La Control-Mastery Theory è una teoria psicopatologica e psicoterapeutica elaborata da Joseph Weiss e Harold Sampson e verificata empiricamente dal “San Francisco Psychotherapy Research Group” negli ultimi quarant’anni. Questa meta-teoria, elegantemente al confine tra approccio psicodinamico e approccio cognitivo, permette al terapeuta di sviluppare una precisa formulazione del caso clinico, che guida il trattamento psicoterapeutico partendo dai processi mentali inconsapevoli del paziente e dalle sue esperienze nell’infanzia, le quali spesso esitano in credenze e convinzioni patogene irrazionali, stabili nel tempo e determinanti nell’esordio e nel mantenimento del disturbo psichico.
La CMT assume che l’essere umano – sia a livello consapevole che inconsapevole – fa di tutto per adattarsi nel migliore dei modi al suo ambiente, cerca di sentirsi al sicuro rifuggendo da situazioni che valuta come pericolose e, in virtù di tali considerazioni, organizza il suo comportamento e regola l’accesso dei vari contenuti mentali (emozioni, pensieri, ricordi) alla consapevolezza.

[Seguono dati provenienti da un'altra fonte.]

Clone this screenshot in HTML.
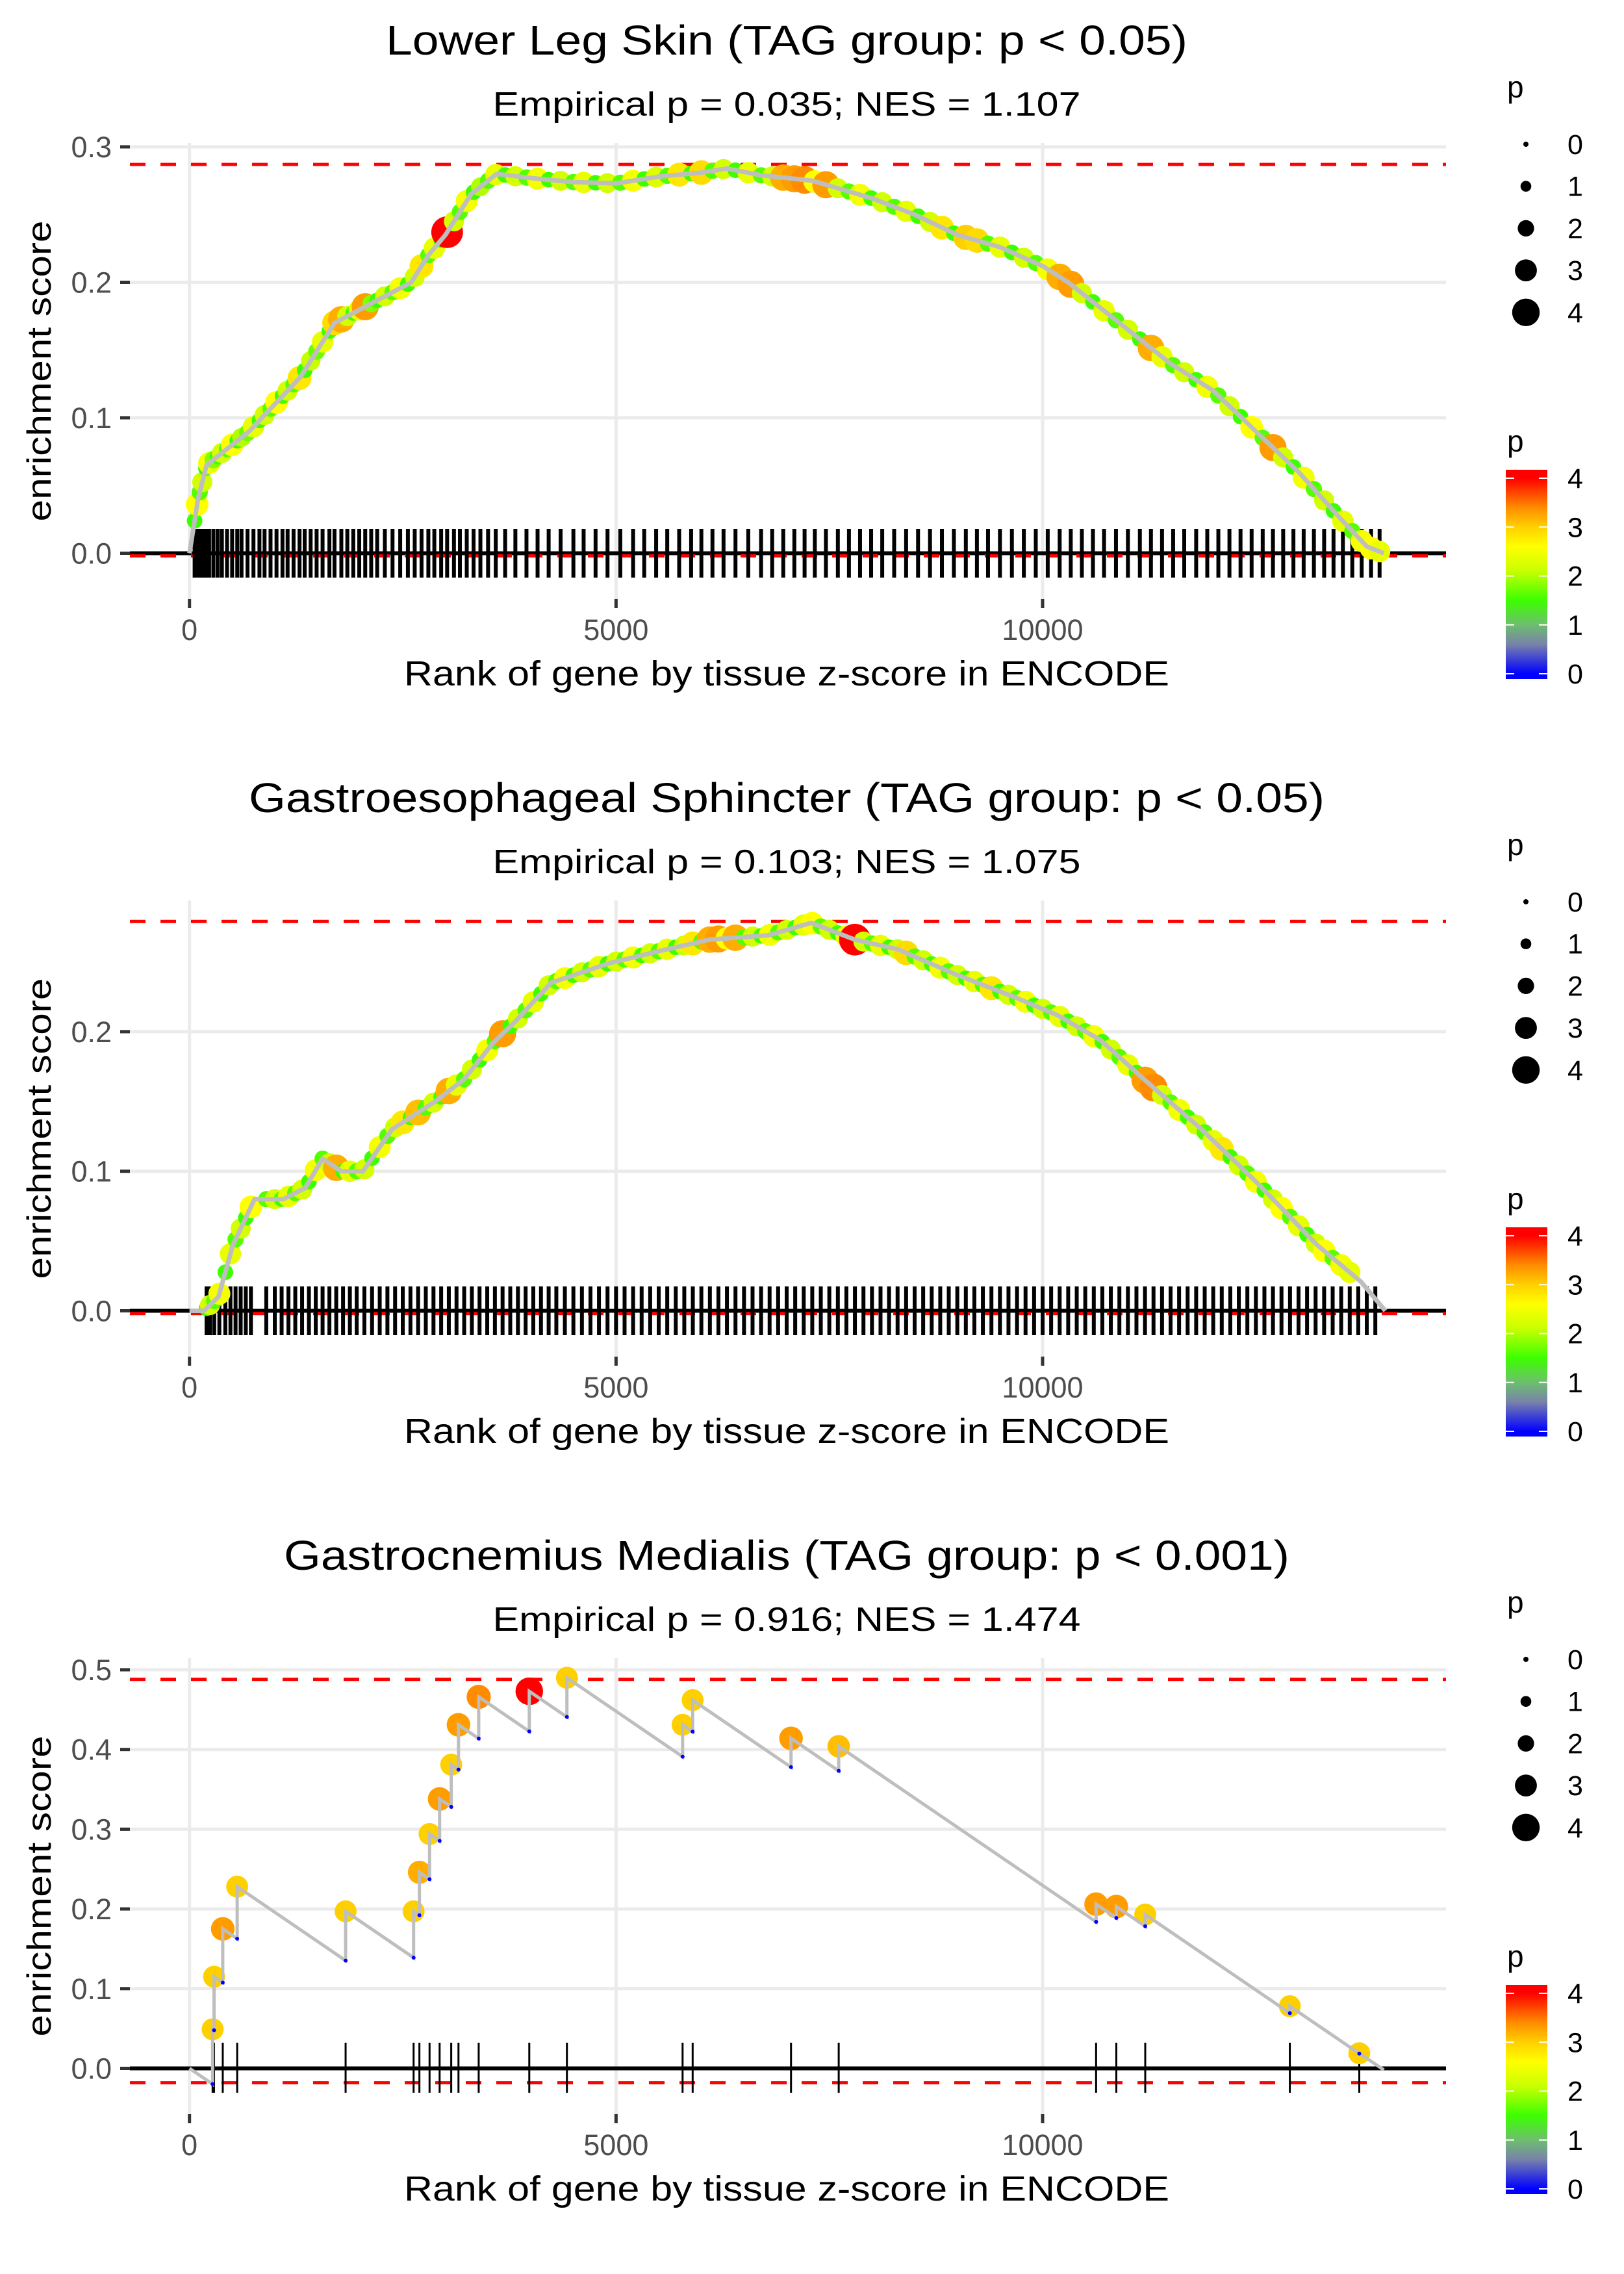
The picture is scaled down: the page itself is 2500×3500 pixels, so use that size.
<!DOCTYPE html>
<html><head><meta charset="utf-8"><style>
html,body{margin:0;padding:0;background:#fff}
svg{display:block}
text{font-family:"Liberation Sans",sans-serif}
</style></head><body>
<svg id="fig" xmlns="http://www.w3.org/2000/svg" width="2500" height="3500" viewBox="0 0 2500 3500">
<rect width="2500" height="3500" fill="#fff"/>
</svg>
<script>
// ---------- Data: panel 1 (Lower Leg Skin) ----------
const p1CurveRanks=[0,100,200,400,700,1000,1300,1500,1700,2000,2300,2600,2800,3000,3300,3600,4000,4500,5000,5500,6000,6300,6700,7300,8000,8500,9000,9500,10000,10300,10500,11000,11500,12000,12500,13000,13500,13800,14000];
const p1CurveES=[0,0.04,0.065,0.075,0.09,0.11,0.13,0.15,0.17,0.18,0.19,0.2,0.22,0.235,0.265,0.28,0.277,0.274,0.273,0.278,0.281,0.284,0.279,0.275,0.262,0.25,0.235,0.226,0.212,0.2,0.19,0.165,0.14,0.12,0.09,0.06,0.025,0.005,0];
const p1HitRanks=[60,90,120,150,190,230,280,330,380,440,500,560,610,680,750,820,880,950,1020,1090,1150,1220,1290,1350,1420,1490,1560,1640,1700,1780,1850,1920,1990,2060,2130,2200,2290,2380,2470,2560,2640,2720,2800,2870,2950,3020,3100,3170,3250,3330,3410,3500,3590,3700,3820,3950,4080,4210,4350,4500,4620,4760,4900,5050,5200,5330,5470,5600,5740,5880,6000,6130,6260,6400,6550,6700,6830,6960,7090,7210,7330,7460,7600,7730,7860,7990,8120,8260,8400,8540,8680,8820,8960,9100,9230,9360,9500,9640,9780,9920,10060,10200,10330,10460,10590,10720,10860,11000,11140,11270,11400,11530,11660,11800,11930,12060,12190,12320,12450,12580,12700,12820,12940,13060,13180,13300,13410,13520,13630,13740,13850,13950];
const p1HitP=[1.5,2.6,1.6,2.2,1.4,2.5,1.8,1.5,2.2,1.6,2.6,1.5,2.0,1.7,2.4,1.5,2.2,1.6,2.6,1.5,2.2,1.6,2.8,1.5,2.1,1.7,2.4,1.5,2.9,3.2,2.2,1.5,2.4,3.3,1.8,1.5,2.2,1.6,2.5,1.5,2.2,2.8,1.6,2.4,1.5,4.0,2.2,1.6,2.5,1.5,2.0,1.6,2.4,1.5,2.2,1.6,2.5,1.5,2.2,1.6,2.4,1.5,2.2,1.6,2.5,1.5,2.3,1.6,2.8,1.5,2.9,1.6,2.2,1.5,2.4,1.6,2.2,3.2,3.3,3.4,2.6,3.3,2.2,1.6,2.5,1.5,2.2,1.6,2.4,1.5,2.2,2.8,1.5,3.0,2.9,1.6,2.4,1.5,2.2,1.6,2.5,3.2,3.3,2.2,1.5,2.4,1.6,2.2,1.5,3.2,2.4,1.6,2.2,1.5,2.5,1.6,2.2,1.5,2.6,1.6,3.3,2.2,1.5,2.5,1.6,2.2,1.5,2.4,1.6,2.5,2.6,2.4];
// ---------- Data: panel 2 (Gastroesophageal Sphincter) ----------
const p2CurveRanks=[0,170,340,508,763,1100,1356,1560,1780,2034,2373,2881,3220,3559,3814,4237,4915,5593,6102,6780,7288,7797,8305,8983,9661,10169,10678,11186,11864,12542,13220,13729,14017];
const p2CurveES=[0,0.0,0.01,0.047,0.08,0.08,0.088,0.109,0.1,0.1,0.13,0.15,0.166,0.192,0.207,0.235,0.249,0.259,0.266,0.269,0.278,0.266,0.259,0.241,0.225,0.212,0.194,0.166,0.13,0.09,0.047,0.021,0];
const p2HitRanks=[200,240,290,350,420,480,540,600,660,720,900,1000,1080,1160,1240,1320,1400,1480,1560,1640,1720,1800,1880,1960,2050,2140,2230,2320,2410,2500,2590,2680,2770,2860,2950,3040,3130,3220,3310,3400,3490,3580,3670,3760,3850,3940,4030,4120,4210,4300,4400,4500,4600,4700,4800,4900,5000,5100,5200,5300,5400,5500,5600,5700,5800,5900,6000,6100,6200,6300,6400,6500,6600,6700,6800,6900,7000,7100,7200,7300,7400,7500,7600,7700,7800,7900,8000,8100,8200,8300,8400,8500,8600,8700,8800,8900,9000,9100,9200,9300,9400,9500,9600,9700,9800,9900,10000,10100,10200,10300,10400,10500,10600,10700,10800,10900,11000,11100,11200,11300,11400,11500,11600,11700,11800,11900,12000,12100,12200,12300,12400,12500,12600,12700,12800,12900,13000,13100,13200,13300,13400,13500,13600,13700,13800,13900];
const p2HitP=[1.5,2.2,1.6,2.5,1.5,2.4,1.6,2.2,1.5,2.6,1.6,2.2,1.5,2.4,1.6,2.2,1.5,2.5,1.6,2.2,3.2,1.5,2.4,1.6,2.2,1.5,2.5,1.6,2.2,2.8,1.5,3.1,1.6,2.2,1.5,3.2,2.4,1.6,2.2,1.5,2.5,1.6,3.3,1.5,2.2,1.6,2.4,1.5,2.2,1.6,2.5,1.5,2.2,1.6,2.4,1.5,2.2,1.6,2.5,1.5,2.2,1.6,2.4,1.5,2.2,2.8,1.6,3.2,3.3,2.6,3.2,1.6,2.2,1.5,2.5,1.6,2.2,1.5,2.4,2.6,1.6,2.2,1.5,2.5,4.0,2.2,1.6,2.4,1.5,2.2,2.9,1.6,2.2,1.5,2.5,1.6,2.2,1.5,2.4,1.6,2.8,1.5,2.2,1.6,2.5,1.5,2.2,1.6,2.4,1.5,2.2,1.6,2.5,1.5,2.2,1.6,2.4,1.5,3.3,3.4,2.2,1.6,2.5,1.5,2.2,1.6,2.4,2.8,1.5,2.2,1.6,2.5,1.5,2.2,2.6,1.6,2.4,1.5,2.2,2.6,1.6,2.5,2.4];
// ---------- Data: panel 3 (Gastrocnemius Medialis) ----------
const p3HitRanks=[271,288,390,559,1830,2627,2695,2814,2932,3068,3153,3390,3983,4424,5780,5898,7051,7610,10627,10864,11203,12898,13712];
const p3HitES=[0.049,0.115,0.175,0.228,0.197,0.197,0.246,0.294,0.338,0.381,0.431,0.466,0.473,0.490,0.431,0.462,0.414,0.404,0.206,0.203,0.193,0.078,0.019];
const p3HitP=[3.0,3.0,3.3,3.0,3.0,3.0,3.2,3.0,3.3,3.0,3.3,3.4,4.0,3.0,3.0,3.0,3.3,3.1,3.3,3.3,3.0,3.0,3.0];
const p3Step=7.3e-5, p3N=14000;
// ---------- Titles / ticks ----------
const titles=["Lower Leg Skin (TAG group: p < 0.05)","Gastroesophageal Sphincter (TAG group: p < 0.05)","Gastrocnemius Medialis (TAG group: p < 0.001)"];
const titleWidths=[1234,1656,1548];
const subtitles=["Empirical p = 0.035; NES = 1.107","Empirical p = 0.103; NES = 1.075","Empirical p = 0.916; NES = 1.474"];
const xTicks=[0,5000,10000];
const yTicks1=[0,0.1,0.2,0.3], yTicks2=[0,0.1,0.2], yTicks3=[0,0.1,0.2,0.3,0.4,0.5];
const legendSizes=[0,1,2,3,4];

const NS="http://www.w3.org/2000/svg";
const svg=document.getElementById('fig');
function mk(tag,attrs,parent){const e=document.createElementNS(NS,tag);for(const k in attrs)e.setAttribute(k,attrs[k]);(parent||svg).appendChild(e);return e;}
const xs=r=>291.7+r*0.13133;
const rad=p=>4+p*4.3;
const stops=[[0,[0,0,255]],[0.6,[120,130,170]],[1,[110,190,110]],[1.5,[60,255,0]],[2.1,[200,255,0]],[2.6,[255,255,0]],[3.0,[255,208,0]],[3.4,[255,140,0]],[4,[255,0,0]]];
function col(p){for(let i=1;i<stops.length;i++){if(p<=stops[i][0]){const a=stops[i-1],b=stops[i],t=(p-a[0])/(b[0]-a[0]);const c=a[1].map((v,j)=>Math.round(v+(b[1][j]-v)*t));return `rgb(${c.join(',')})`;}}return 'rgb(255,0,0)';}
function interp(rs,es,r){for(let i=1;i<rs.length;i++){if(r<=rs[i]){const t=(r-rs[i-1])/(rs[i]-rs[i-1]);return es[i-1]+(es[i]-es[i-1])*t;}}return es[es.length-1];}

function panel(k,yPer,yTicks){
  const g=mk('g',{transform:`translate(0,${k*1166})`});
  
  
  const ys=v=>851.5-v*yPer*100;
  yTicks.forEach(v=>{const l=mk('line',{x1:200,x2:2226,y1:ys(v),y2:ys(v),stroke:'#ebebeb','stroke-width':5},g);
    });
  xTicks.forEach(v=>{const l=mk('line',{x1:xs(v),x2:xs(v),y1:220,y2:922,stroke:'#ebebeb','stroke-width':5},g);
    });
  yTicks.forEach(v=>{mk('line',{x1:185,x2:200,y1:ys(v),y2:ys(v),stroke:'#333','stroke-width':5},g);
    const t=mk('text',{x:172,y:ys(v)+16,'font-size':45,fill:'#4d4d4d','text-anchor':'end'},g);t.textContent=v.toFixed(1);
    });
  xTicks.forEach(v=>{mk('line',{x1:xs(v),x2:xs(v),y1:922,y2:936,stroke:'#333','stroke-width':5},g);
    const t=mk('text',{x:xs(v),y:985,'font-size':45,fill:'#4d4d4d','text-anchor':'middle'},g);t.textContent=v;
    });
  return {g,ys};
}
function texts(k){
  const g=mk('g',{transform:`translate(0,${k*1166})`});
  const t=mk('text',{x:1211,y:84,'font-size':64,'text-anchor':'middle',textLength:titleWidths[k],lengthAdjust:'spacingAndGlyphs'},g);t.textContent=titles[k];
  
  const s=mk('text',{x:1211,y:178,'font-size':52,'text-anchor':'middle',textLength:905,lengthAdjust:'spacingAndGlyphs'},g);s.textContent=subtitles[k];
  
  const yt=mk('text',{x:0,y:0,'font-size':52,'text-anchor':'middle',transform:'translate(78,571) rotate(-90)',textLength:463,lengthAdjust:'spacingAndGlyphs'},g);yt.textContent='enrichment score';
  
  const xt=mk('text',{x:1211,y:1055,'font-size':54,'text-anchor':'middle',textLength:1178,lengthAdjust:'spacingAndGlyphs'},g);xt.textContent='Rank of gene by tissue z-score in ENCODE';
  
  const lg=mk('g',{},g);
  const pt=mk('text',{x:2320,y:150,'font-size':46},lg);pt.textContent='p';
  legendSizes.forEach((v,i)=>{const y=222+i*64.7;mk('circle',{cx:2349,cy:y,r:rad(v),fill:'#000'},lg);
    const tt=mk('text',{x:2413,y:y+15,'font-size':43},lg);tt.textContent=v;
    });
  const cg=mk('g',{},g);
  const pc=mk('text',{x:2320,y:695,'font-size':46},cg);pc.textContent='p';
  const gid='cb'+k;const grad=mk('linearGradient',{id:gid,x1:0,y1:1,x2:0,y2:0},mk('defs',{},cg));
  stops.forEach(s=>{const y=1037-s[0]*75.25;mk('stop',{offset:((1045-y)/322).toFixed(4),'stop-color':col(s[0])},grad);});
  mk('rect',{x:2318,y:723,width:64,height:322,fill:`url(#${gid})`},cg);
  legendSizes.forEach(v=>{const y=1037-v*75.25;mk('line',{x1:2318,x2:2331,y1:y,y2:y,stroke:'#fff','stroke-width':2},cg);mk('line',{x1:2369,x2:2382,y1:y,y2:y,stroke:'#fff','stroke-width':2},cg);
    const tt=mk('text',{x:2413,y:y+15,'font-size':43},cg);tt.textContent=v;});
}
function refLines(g,ys,maxES,minES){
  mk('line',{x1:200,x2:2226,y1:ys(0),y2:ys(0),stroke:'#000','stroke-width':6},g);
  [maxES,minES].forEach(v=>{const l=mk('line',{x1:200,x2:2226,y1:ys(v),y2:ys(v),stroke:'#ff0000','stroke-width':5,'stroke-dasharray':'24 23'},g);
    });
}
function densePanel(k,yPer,yTicks,cr,ce,hr,hp,maxES,minES){
  const {g,ys}=panel(k,yPer,yTicks);
  refLines(g,ys,maxES,minES);
  hr.forEach(r=>{const l=mk('line',{x1:xs(r),x2:xs(r),y1:814,y2:889,stroke:'#000','stroke-width':6},g);
    });
  hr.forEach((r,i)=>{const c=mk('circle',{cx:xs(r),cy:ys(interp(cr,ce,r)),r:rad(hp[i])*1.15,fill:col(hp[i])},g);
    });
  const pl=mk('polyline',{points:cr.map((r,i)=>xs(r)+','+ys(ce[i])).join(' '),fill:'none',stroke:'#bebebe','stroke-width':7,'stroke-linejoin':'round'},g);
  
}
densePanel(0,20.85,yTicks1,p1CurveRanks,p1CurveES,p1HitRanks,p1HitP,0.287,-0.002);
densePanel(1,21.48,yTicks2,p2CurveRanks,p2CurveES,p2HitRanks,p2HitP,0.279,-0.002);
(function(){
  const {g,ys}=panel(2,12.27,yTicks3);
  refLines(g,ys,0.488,-0.018);
  p3HitRanks.forEach(r=>{const l=mk('line',{x1:xs(r),x2:xs(r),y1:812,y2:889,stroke:'#000','stroke-width':3},g);
    });
  let pts=[[0,0]],prevR=0,prevE=0;const pre=[];
  p3HitRanks.forEach((r,i)=>{const low=prevE-p3Step*(r-prevR);pre.push([r,low]);pts.push([r,low]);pts.push([r,p3HitES[i]]);prevR=r;prevE=p3HitES[i];});
  pts.push([p3N,prevE-p3Step*(p3N-prevR)]);
  p3HitRanks.forEach((r,i)=>{const c=mk('circle',{cx:xs(r),cy:ys(p3HitES[i]),r:rad(p3HitP[i]),fill:col(p3HitP[i])},g);
    });
  const pl=mk('polyline',{points:pts.map(p=>xs(p[0])+','+ys(p[1])).join(' '),fill:'none',stroke:'#bebebe','stroke-width':5},g);
  
  pre.forEach(p=>{const c=mk('circle',{cx:xs(p[0]),cy:ys(p[1]),r:3,fill:'#0000ff'},g);
    });
})();
[0,1,2].forEach(texts);
</script>
</body></html>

Ogni persona, quindi, fin dalla nascita cerca attivamente di conoscere la realtà che la circonda e di riflettere su di essa, costruendosi internamente – per astrazione dalle esperienze più o meno traumatiche che vive – un insieme di regole (credenze), consce e inconsce, con cui forma un modello operativo mentale, una sorta di mappa interna che utilizzerà per muoversi nel mondo.
Lo sviluppo di queste credenze è significativamente influenzato dal rapporto con i genitori, i fratelli e le principali figure di riferimento dell’infanzia e dell’adolescenza. La sofferenza psicologica è pertanto espressione di particolari tipi di credenze, dette “patogene”, che originano da esperienze dolorose del passato – traumi da “stress” o da “shock” – le quali spingono l’individuo ad associare il perseguimento di obiettivi sani, piacevoli e desiderabili, a pericoli per se stesso o per le persone a lui care. In virtù del pericolo che esse prospettano, l’individuo è fortemente spaventato dall’idea di sfidare le proprie convinzioni patogene. Tuttavia, data la sofferenza che esse provocano, il paziente è anche fortemente motivato a ricercare prove che ne attestino la falsità, al fine di superarle e di raggiungere uno stato di benessere e soddisfazione.
In tal senso, secondo la CMT, il progresso nella terapia dipenderebbe non tanto dalle specifiche tecniche utilizzate dal clinico, quanto dalla percezione di pericolo o di sicurezza che il paziente sperimenta all’interno del setting clinico e dal contesto relazionale terapeuta-paziente. Per questo motivo, il professionista deve essere soprattutto attento nel monitorare e nel cercare di prevenire nel paziente lo sviluppo di emozioni di pericolo, adattando sapientemente i propri interventi alle caratteristiche individuali e alle credenze specifiche della persona che ha di fronte. Chiedendo un aiuto psicologico, gli individui metteranno inconsciamente alla prova le loro credenze patogene nel rapporto con il clinico (control), sperando che quest’ultimo li aiuti a divenirne consapevoli, a rassicurarli della loro falsità e a fornire esperienze emotive in grado di riparare le ferite lasciate dai traumi patiti. In tal modo i traumi del passato potranno essere padroneggiati (mastery) e non risulteranno più di ostacolo nel perseguimento dei propri obiettivi di crescita.
Bibliografia di riferimento
Joseph Weiss (1993) Come funziona la psicoterapia, Torino: Bollati Boringhieri.
Francesco Gazzillo (2016) Fidarsi dei pazienti. Milano: Cortina.